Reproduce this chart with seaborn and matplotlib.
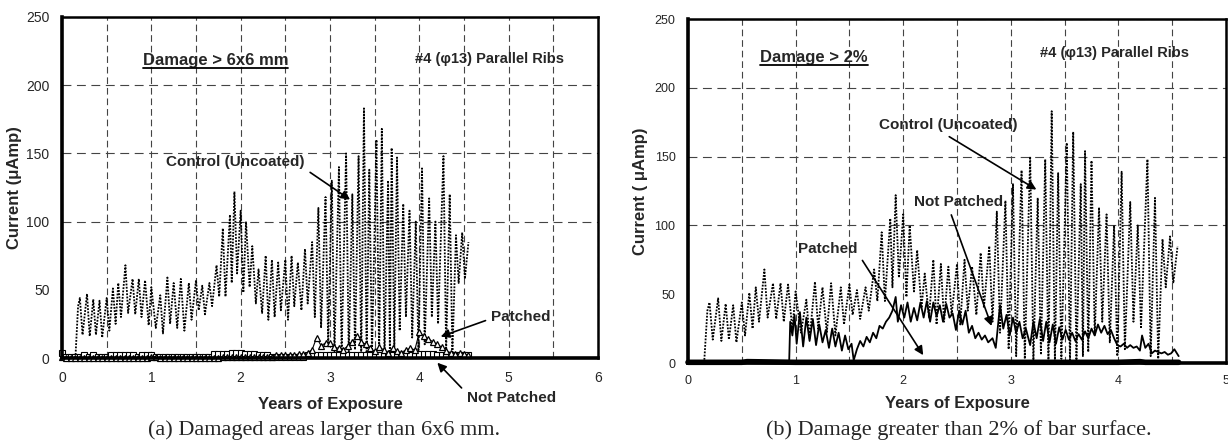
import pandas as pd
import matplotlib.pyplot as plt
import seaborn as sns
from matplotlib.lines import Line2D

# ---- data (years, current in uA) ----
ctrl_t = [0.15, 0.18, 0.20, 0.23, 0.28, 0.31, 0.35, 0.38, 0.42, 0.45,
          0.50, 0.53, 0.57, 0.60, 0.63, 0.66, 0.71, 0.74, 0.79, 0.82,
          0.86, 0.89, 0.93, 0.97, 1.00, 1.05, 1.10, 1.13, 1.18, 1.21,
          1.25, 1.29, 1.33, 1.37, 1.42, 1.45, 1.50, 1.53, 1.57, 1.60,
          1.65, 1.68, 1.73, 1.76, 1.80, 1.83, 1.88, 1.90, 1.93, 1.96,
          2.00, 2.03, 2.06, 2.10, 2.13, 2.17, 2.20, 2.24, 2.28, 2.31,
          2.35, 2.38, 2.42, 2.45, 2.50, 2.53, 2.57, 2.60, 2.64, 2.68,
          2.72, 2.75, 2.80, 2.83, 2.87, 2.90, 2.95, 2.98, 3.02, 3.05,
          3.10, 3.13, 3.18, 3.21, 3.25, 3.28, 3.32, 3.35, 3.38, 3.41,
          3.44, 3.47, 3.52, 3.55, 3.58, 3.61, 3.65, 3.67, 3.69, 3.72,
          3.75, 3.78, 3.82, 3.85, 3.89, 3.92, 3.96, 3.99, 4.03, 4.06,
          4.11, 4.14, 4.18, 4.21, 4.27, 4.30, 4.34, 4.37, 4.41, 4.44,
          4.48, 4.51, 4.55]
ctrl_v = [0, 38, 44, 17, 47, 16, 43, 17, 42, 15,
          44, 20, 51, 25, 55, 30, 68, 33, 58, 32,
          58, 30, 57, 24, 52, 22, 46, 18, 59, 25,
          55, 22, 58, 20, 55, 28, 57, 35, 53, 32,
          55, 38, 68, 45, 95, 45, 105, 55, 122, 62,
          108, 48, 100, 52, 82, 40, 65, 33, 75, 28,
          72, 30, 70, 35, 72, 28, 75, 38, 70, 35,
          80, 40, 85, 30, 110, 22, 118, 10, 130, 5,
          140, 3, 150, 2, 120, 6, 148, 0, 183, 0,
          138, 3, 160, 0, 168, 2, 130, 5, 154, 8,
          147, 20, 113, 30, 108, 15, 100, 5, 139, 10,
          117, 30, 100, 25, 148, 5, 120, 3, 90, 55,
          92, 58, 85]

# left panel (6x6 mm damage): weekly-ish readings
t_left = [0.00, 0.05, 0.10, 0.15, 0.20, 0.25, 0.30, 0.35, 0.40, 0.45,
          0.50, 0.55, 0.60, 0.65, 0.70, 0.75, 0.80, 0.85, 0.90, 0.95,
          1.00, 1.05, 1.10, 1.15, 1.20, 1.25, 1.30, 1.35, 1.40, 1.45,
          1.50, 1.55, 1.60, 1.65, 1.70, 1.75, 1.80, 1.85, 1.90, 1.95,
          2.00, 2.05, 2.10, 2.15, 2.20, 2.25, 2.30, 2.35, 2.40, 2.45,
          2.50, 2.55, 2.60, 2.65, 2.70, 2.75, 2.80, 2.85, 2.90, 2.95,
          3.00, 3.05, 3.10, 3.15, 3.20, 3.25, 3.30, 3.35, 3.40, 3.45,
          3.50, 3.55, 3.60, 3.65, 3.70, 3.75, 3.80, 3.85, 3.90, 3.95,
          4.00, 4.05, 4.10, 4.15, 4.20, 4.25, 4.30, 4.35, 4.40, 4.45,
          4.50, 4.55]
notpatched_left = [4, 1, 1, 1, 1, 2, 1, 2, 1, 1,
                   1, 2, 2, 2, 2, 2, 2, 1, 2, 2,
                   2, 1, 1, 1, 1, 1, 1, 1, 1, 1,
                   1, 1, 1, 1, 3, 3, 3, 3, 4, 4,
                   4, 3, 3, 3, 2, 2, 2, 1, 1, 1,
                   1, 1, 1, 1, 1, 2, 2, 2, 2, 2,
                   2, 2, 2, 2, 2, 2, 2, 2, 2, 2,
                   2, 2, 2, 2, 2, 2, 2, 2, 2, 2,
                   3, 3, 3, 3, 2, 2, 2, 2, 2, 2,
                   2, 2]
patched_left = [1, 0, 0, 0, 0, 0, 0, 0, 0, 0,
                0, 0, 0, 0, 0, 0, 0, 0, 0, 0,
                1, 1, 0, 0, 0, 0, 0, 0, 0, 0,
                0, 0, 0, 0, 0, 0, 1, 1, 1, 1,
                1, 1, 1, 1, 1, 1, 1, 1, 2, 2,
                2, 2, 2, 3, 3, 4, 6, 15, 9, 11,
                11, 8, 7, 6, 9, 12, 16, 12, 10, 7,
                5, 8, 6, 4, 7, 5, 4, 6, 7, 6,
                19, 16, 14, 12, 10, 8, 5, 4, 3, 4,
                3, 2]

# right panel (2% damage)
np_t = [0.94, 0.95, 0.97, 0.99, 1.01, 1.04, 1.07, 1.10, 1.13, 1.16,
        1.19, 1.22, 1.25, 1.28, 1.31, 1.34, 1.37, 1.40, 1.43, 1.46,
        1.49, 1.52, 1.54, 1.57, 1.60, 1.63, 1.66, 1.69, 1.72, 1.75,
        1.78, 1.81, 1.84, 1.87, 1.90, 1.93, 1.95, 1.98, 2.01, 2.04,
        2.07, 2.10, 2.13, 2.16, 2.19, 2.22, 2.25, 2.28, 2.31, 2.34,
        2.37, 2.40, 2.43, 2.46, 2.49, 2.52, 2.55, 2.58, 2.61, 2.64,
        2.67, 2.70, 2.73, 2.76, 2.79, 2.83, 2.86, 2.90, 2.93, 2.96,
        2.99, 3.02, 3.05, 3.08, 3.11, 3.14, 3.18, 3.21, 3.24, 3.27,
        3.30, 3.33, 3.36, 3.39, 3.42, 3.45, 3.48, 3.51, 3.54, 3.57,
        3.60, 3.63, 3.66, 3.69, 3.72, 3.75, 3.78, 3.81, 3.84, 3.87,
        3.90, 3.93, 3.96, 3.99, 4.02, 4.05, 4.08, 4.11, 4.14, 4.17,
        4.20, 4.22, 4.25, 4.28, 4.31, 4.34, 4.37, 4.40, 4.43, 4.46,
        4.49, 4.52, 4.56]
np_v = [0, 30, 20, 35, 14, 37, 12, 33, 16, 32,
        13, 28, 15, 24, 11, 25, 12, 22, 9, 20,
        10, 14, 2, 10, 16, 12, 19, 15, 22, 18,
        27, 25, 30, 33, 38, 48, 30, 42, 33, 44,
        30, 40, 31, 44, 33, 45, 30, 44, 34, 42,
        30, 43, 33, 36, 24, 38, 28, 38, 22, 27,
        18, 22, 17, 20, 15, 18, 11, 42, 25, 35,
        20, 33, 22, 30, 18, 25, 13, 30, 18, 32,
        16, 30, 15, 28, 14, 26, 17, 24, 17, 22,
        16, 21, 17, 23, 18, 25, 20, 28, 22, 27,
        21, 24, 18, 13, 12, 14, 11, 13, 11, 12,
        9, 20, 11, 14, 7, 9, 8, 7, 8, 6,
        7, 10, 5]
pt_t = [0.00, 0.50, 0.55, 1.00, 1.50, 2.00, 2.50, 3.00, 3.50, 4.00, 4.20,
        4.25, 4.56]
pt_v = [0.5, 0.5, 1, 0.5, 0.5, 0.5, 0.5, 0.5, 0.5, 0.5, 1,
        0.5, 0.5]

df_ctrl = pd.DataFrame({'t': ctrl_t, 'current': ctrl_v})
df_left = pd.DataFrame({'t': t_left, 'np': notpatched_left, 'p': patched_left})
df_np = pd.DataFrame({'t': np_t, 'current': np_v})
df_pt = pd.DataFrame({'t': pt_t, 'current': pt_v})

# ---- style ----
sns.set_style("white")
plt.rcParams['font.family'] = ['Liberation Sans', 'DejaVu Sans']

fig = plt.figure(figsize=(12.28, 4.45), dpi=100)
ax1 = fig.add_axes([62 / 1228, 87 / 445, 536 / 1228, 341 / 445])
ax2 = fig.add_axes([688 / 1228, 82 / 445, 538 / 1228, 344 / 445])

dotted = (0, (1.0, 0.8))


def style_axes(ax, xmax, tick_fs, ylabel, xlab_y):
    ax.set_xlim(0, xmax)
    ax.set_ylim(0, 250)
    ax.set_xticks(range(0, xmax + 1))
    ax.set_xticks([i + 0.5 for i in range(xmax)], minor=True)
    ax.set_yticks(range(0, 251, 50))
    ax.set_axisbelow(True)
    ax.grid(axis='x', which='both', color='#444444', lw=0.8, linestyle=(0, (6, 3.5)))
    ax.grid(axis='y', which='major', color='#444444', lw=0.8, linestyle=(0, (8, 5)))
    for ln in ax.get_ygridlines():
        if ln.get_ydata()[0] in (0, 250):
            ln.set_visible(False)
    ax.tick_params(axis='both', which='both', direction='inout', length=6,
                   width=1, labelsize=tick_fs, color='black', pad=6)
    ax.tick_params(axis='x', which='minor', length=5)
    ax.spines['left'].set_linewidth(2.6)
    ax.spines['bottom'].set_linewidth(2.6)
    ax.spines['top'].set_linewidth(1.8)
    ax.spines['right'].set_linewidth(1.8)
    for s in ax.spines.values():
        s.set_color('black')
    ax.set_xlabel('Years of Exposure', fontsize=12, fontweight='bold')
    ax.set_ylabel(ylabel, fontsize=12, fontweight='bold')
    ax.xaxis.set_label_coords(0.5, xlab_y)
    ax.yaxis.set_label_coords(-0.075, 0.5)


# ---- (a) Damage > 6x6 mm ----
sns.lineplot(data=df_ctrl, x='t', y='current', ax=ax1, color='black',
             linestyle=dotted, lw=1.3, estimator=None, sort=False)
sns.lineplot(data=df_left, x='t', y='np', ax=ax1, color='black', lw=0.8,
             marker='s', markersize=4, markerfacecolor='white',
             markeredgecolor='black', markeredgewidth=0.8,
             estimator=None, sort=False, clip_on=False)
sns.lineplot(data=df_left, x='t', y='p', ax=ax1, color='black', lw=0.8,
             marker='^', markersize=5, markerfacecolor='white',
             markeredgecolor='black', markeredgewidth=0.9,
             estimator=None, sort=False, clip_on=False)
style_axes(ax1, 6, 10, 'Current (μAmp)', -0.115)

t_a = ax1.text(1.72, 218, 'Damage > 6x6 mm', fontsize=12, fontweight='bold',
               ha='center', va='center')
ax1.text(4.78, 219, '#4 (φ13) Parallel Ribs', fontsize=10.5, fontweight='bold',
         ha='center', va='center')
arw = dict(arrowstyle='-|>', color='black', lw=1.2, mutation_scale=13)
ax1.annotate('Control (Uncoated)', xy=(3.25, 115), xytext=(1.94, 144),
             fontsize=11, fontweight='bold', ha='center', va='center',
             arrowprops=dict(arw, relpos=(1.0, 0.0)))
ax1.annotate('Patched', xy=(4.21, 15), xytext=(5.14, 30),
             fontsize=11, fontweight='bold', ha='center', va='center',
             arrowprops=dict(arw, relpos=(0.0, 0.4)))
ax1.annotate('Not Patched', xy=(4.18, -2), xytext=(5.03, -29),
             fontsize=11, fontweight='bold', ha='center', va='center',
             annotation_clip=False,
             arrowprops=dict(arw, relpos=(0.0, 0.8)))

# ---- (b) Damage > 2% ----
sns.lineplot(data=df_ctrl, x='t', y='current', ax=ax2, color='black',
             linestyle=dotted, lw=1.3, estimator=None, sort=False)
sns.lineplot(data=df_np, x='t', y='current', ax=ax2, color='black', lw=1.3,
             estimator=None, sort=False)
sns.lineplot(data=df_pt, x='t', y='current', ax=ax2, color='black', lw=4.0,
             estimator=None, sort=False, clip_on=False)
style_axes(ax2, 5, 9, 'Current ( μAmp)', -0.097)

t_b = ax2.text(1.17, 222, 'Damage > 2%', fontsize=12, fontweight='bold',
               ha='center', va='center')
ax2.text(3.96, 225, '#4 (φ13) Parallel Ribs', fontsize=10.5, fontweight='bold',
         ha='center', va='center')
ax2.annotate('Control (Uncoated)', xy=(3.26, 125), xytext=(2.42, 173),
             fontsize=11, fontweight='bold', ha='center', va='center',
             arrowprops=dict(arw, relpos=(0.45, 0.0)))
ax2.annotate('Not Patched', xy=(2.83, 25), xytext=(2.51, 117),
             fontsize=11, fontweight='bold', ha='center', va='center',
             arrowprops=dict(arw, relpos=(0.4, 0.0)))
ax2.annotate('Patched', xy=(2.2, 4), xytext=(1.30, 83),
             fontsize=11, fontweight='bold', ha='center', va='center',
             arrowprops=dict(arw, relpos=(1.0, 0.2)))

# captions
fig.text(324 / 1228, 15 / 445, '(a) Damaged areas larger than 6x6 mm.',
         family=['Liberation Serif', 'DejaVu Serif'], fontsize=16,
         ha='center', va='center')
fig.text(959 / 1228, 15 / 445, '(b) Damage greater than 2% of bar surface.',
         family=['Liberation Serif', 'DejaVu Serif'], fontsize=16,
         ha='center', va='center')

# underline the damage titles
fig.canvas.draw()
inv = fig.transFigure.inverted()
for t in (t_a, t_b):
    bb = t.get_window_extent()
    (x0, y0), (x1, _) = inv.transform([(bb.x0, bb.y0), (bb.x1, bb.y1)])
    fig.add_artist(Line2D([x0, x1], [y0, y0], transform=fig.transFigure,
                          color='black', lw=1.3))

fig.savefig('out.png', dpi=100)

· · · · ·

* Requirement
For each line above that contains the word "seaborn", copy that line.

* Final result
Reproduce this chart with seaborn and matplotlib.
import seaborn as sns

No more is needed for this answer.